Source records
================

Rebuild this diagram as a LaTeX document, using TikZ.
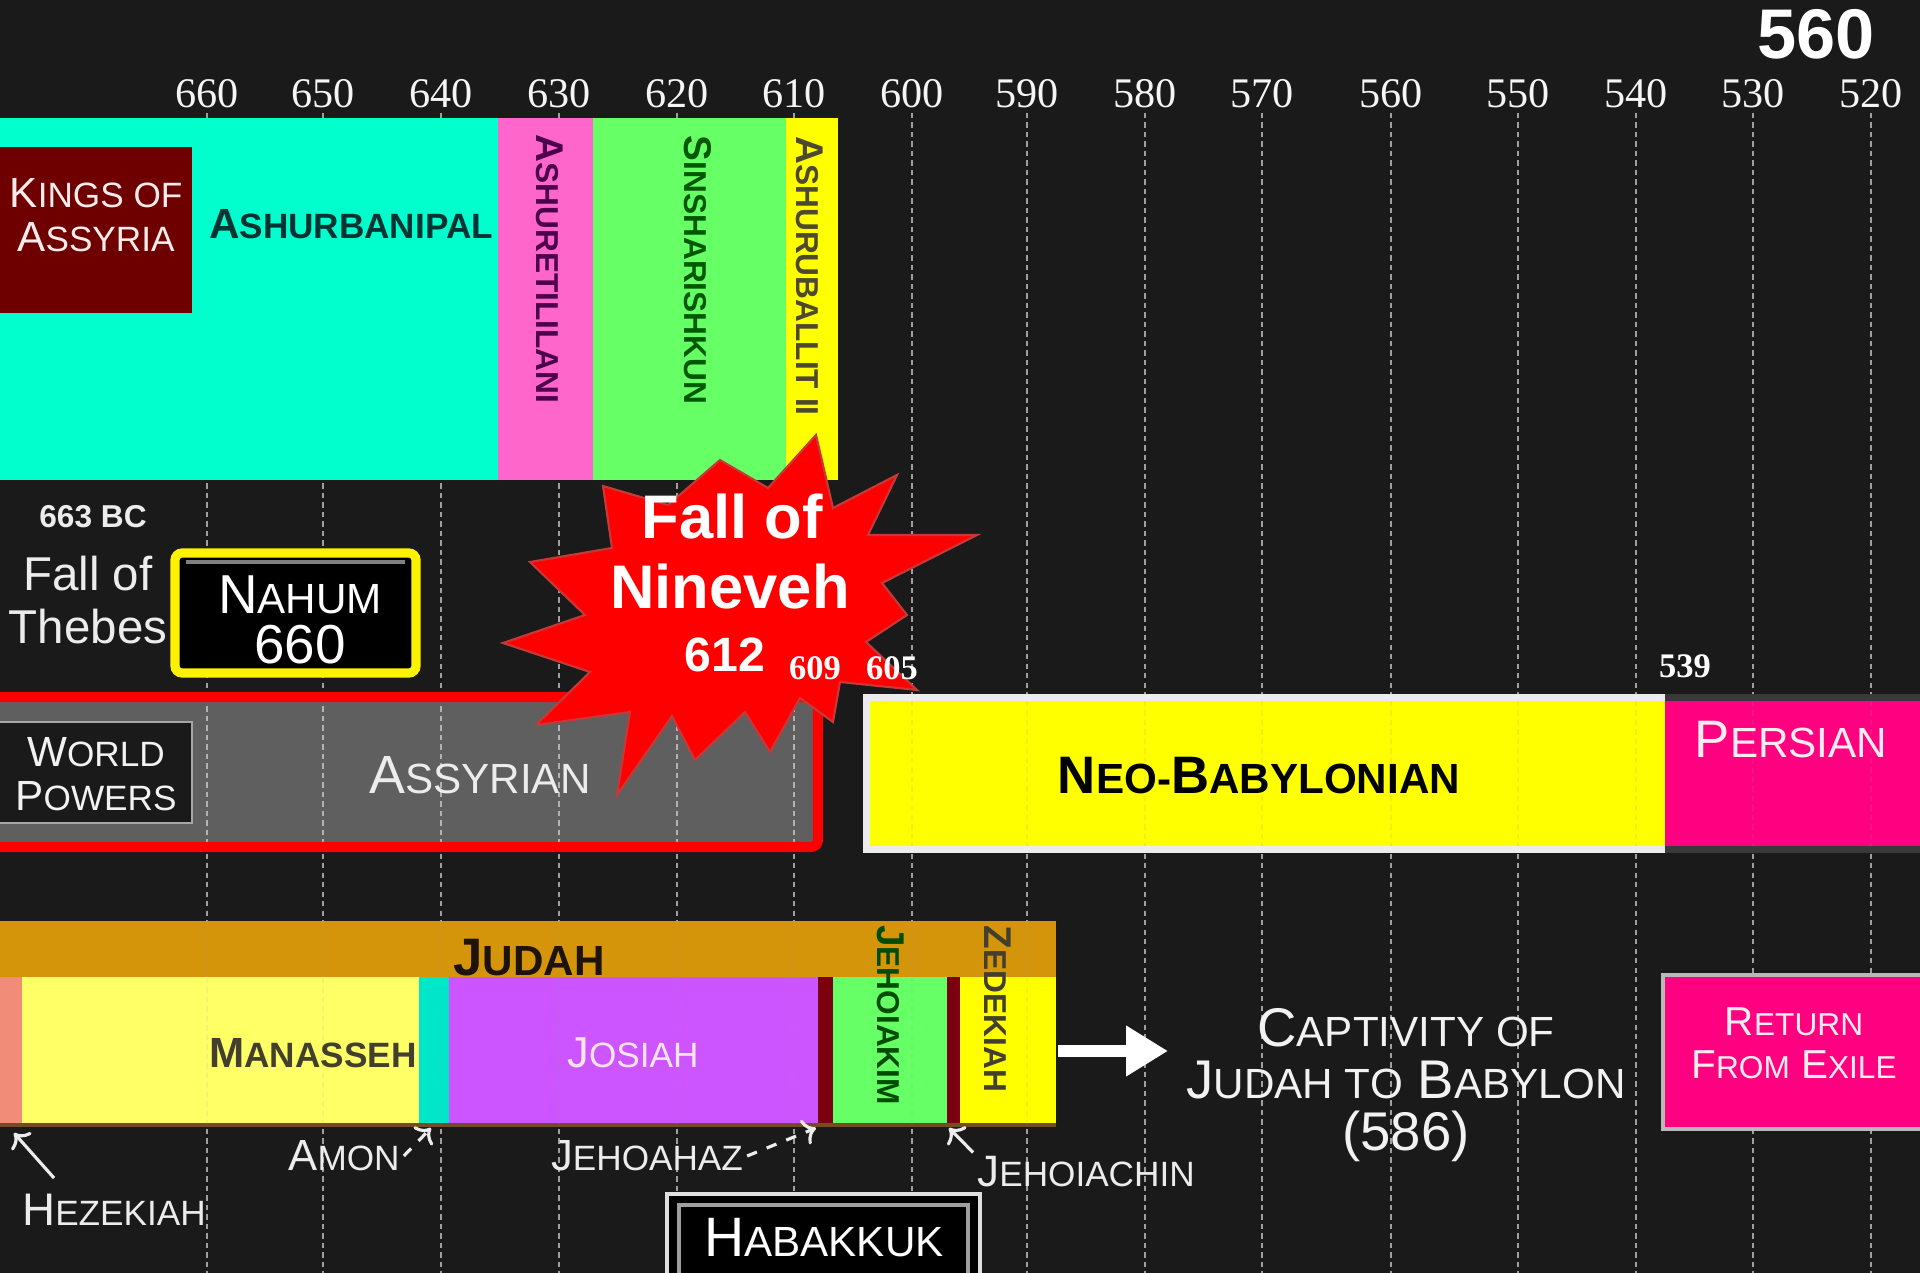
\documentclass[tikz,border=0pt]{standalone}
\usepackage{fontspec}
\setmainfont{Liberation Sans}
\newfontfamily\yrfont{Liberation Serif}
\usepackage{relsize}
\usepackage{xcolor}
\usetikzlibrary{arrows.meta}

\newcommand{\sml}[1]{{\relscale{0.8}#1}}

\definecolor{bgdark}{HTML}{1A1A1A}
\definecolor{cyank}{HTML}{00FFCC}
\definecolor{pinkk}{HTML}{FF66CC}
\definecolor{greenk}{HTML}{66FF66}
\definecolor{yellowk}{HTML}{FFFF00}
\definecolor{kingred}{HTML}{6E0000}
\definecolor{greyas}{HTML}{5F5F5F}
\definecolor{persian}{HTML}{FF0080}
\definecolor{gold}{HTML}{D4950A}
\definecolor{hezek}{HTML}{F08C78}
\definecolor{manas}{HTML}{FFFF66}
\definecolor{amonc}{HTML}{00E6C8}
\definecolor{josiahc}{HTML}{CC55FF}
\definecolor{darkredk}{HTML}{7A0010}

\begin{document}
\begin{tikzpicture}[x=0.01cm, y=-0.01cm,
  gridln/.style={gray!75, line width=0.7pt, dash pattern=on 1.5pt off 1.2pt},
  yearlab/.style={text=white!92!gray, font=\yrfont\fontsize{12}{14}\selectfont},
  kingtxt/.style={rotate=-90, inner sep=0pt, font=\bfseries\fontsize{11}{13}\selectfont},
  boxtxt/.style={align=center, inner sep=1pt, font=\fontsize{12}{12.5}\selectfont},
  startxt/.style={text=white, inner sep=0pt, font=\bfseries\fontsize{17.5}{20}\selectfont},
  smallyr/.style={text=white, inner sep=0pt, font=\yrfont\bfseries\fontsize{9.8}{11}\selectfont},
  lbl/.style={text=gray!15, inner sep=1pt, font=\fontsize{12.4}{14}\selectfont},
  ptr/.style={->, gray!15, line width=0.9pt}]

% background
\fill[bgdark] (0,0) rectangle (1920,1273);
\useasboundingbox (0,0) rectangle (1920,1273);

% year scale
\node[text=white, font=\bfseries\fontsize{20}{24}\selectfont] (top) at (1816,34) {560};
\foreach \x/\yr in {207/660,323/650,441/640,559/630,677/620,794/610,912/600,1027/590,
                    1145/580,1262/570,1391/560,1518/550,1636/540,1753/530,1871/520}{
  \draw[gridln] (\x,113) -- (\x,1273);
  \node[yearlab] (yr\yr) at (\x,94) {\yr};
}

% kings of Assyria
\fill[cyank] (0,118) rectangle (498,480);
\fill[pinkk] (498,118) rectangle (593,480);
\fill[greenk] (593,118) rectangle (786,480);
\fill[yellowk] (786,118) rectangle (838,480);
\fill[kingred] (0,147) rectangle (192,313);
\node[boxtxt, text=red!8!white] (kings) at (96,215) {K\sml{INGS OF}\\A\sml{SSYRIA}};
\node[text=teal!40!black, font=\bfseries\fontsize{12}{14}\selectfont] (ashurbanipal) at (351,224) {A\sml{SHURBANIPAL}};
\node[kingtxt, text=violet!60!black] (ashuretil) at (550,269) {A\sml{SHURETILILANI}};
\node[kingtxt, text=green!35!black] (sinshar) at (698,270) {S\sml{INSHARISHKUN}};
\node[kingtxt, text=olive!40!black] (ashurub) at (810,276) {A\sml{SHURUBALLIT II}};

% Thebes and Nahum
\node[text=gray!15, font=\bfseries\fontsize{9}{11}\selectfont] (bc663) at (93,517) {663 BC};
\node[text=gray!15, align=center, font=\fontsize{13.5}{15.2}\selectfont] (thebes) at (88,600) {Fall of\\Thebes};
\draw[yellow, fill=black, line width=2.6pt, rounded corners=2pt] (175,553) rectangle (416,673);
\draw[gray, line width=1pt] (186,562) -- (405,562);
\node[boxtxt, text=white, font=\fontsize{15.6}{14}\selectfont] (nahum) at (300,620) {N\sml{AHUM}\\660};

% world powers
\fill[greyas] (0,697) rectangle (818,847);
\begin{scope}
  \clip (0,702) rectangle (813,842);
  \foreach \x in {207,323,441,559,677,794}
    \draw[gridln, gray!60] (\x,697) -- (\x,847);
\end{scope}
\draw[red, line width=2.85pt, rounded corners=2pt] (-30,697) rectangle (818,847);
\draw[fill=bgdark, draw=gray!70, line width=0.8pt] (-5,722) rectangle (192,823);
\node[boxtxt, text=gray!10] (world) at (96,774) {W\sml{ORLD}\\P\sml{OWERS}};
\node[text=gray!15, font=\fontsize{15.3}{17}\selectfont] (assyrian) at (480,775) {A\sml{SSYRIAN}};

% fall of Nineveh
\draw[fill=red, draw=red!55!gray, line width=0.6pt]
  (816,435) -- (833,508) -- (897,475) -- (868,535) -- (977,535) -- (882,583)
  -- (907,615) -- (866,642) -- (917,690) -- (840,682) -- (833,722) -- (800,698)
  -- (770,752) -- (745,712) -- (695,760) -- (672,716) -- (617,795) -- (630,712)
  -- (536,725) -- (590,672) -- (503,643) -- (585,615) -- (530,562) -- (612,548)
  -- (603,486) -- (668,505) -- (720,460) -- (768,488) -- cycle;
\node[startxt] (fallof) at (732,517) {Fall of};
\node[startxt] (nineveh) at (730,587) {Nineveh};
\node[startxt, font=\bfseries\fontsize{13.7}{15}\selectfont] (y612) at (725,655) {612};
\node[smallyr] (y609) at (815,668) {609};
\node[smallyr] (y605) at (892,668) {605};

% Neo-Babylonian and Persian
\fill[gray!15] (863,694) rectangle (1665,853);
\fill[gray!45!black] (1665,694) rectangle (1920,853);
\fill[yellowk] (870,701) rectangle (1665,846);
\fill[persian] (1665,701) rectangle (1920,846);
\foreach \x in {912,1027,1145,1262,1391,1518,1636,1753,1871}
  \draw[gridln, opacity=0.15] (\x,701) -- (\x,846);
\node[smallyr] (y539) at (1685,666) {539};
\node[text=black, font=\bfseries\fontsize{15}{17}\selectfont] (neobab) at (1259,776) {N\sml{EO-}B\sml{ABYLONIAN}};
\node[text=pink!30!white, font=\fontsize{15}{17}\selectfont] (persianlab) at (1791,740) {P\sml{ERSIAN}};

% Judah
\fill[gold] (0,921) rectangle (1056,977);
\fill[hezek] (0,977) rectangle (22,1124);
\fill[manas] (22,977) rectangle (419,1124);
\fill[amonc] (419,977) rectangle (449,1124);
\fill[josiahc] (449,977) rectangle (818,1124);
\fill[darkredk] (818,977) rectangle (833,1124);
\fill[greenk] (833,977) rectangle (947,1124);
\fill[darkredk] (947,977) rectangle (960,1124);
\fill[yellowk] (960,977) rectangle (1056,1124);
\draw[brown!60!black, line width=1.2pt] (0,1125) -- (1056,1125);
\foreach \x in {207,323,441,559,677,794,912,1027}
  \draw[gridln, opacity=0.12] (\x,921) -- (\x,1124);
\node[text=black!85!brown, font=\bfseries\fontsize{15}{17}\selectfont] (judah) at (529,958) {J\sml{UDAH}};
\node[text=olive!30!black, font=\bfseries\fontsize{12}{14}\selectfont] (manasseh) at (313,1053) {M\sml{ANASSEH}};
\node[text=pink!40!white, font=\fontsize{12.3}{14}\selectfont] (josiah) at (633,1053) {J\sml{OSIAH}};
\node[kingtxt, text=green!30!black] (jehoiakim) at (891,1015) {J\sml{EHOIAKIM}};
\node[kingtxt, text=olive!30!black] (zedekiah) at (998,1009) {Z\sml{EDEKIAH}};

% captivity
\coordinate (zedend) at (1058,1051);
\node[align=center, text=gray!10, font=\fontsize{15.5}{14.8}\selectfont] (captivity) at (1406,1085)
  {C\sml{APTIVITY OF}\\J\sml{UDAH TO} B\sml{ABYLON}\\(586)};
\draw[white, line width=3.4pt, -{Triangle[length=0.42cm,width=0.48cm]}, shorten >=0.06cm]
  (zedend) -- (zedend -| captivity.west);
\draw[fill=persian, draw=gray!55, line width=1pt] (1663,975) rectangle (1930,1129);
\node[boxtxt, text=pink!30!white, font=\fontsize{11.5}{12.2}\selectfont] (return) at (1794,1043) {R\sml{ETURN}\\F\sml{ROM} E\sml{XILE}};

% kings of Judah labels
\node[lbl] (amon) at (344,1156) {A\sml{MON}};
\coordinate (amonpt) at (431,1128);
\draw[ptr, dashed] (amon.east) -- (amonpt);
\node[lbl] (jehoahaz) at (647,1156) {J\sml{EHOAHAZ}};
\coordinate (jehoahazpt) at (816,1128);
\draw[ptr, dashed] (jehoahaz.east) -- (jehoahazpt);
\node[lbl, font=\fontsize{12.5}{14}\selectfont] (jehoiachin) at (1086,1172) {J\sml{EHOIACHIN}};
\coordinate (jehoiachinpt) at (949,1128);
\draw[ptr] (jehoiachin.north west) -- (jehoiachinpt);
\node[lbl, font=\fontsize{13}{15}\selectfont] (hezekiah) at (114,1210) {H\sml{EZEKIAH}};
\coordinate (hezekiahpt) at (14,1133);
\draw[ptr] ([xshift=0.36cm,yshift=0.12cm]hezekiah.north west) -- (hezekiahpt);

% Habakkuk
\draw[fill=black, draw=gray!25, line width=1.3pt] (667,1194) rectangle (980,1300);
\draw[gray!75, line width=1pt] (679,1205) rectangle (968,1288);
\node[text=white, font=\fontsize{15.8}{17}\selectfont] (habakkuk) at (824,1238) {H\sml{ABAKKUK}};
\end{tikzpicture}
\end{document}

================

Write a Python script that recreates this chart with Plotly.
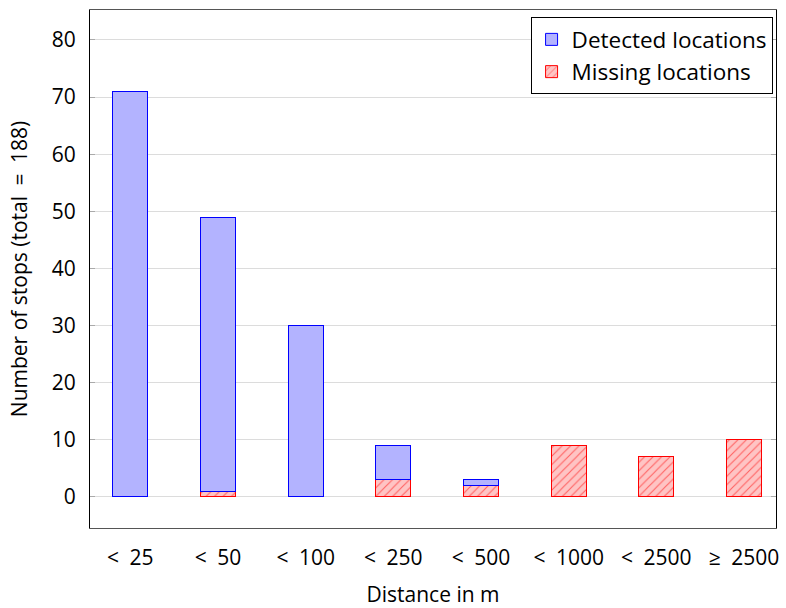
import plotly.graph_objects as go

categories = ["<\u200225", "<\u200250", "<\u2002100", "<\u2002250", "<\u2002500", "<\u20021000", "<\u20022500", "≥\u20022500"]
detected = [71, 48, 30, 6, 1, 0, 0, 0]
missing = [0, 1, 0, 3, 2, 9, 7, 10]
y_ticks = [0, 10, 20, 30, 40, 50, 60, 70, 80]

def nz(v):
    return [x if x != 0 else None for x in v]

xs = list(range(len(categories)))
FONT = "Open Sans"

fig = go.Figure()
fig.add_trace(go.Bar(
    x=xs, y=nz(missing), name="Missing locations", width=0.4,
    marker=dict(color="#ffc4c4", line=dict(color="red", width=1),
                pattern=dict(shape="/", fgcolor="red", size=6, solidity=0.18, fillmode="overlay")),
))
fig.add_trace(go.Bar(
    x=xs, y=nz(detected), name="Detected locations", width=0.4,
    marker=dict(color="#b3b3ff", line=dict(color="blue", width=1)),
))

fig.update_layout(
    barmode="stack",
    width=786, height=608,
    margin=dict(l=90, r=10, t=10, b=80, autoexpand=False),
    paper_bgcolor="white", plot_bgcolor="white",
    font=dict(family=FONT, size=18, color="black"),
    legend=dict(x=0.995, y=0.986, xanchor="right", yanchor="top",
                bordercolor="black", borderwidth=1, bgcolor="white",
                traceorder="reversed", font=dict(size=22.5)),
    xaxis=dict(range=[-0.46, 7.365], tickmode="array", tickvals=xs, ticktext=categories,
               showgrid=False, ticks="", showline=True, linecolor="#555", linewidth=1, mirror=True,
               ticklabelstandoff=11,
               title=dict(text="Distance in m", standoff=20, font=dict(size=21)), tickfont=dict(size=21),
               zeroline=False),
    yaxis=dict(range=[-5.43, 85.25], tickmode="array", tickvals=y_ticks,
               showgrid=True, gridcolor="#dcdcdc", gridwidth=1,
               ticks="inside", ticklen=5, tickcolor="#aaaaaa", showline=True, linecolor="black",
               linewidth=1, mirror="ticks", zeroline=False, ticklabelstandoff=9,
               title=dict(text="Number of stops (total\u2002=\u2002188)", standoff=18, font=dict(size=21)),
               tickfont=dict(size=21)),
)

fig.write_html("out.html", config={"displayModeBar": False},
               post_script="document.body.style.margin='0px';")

================

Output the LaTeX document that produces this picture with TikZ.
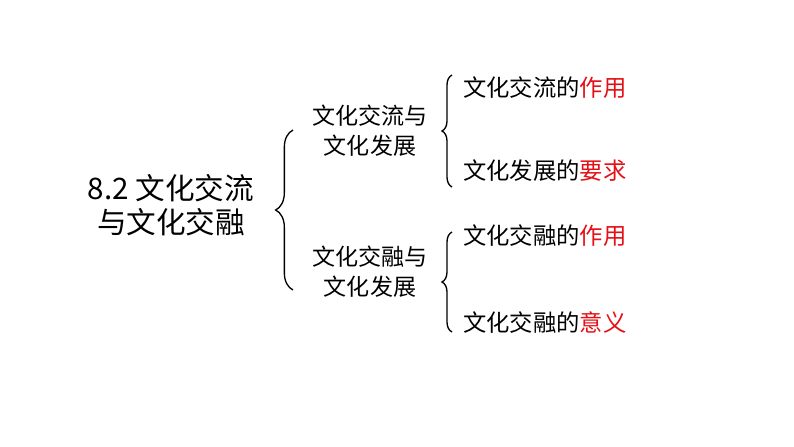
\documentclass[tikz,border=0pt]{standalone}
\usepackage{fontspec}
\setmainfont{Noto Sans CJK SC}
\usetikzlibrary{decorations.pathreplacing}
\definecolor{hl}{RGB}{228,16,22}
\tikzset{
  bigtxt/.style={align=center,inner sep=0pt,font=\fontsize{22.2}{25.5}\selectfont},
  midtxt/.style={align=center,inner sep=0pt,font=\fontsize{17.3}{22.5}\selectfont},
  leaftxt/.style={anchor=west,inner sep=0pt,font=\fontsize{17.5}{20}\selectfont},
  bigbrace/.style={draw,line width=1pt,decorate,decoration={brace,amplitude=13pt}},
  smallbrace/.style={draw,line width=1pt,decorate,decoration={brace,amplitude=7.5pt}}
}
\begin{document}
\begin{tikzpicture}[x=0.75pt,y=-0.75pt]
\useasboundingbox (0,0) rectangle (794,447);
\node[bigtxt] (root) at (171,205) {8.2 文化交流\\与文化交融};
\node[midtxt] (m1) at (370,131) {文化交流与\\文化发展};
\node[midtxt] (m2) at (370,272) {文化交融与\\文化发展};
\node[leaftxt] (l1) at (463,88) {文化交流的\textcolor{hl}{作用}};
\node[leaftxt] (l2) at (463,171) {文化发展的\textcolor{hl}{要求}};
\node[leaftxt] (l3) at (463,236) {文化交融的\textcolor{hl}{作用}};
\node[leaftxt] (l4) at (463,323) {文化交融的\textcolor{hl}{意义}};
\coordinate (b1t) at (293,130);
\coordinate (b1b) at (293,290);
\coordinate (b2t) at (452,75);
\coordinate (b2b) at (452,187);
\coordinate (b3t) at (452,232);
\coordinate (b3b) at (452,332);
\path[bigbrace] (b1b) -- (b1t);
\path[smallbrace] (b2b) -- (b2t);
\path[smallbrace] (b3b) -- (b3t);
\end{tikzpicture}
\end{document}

================

YOUR TASK
Which lines hold the word "that"? Copy all of them.

SOLVED PROBLEM
Write a Python script that recreates this chart with Plotly.
Output the LaTeX document that produces this picture with TikZ.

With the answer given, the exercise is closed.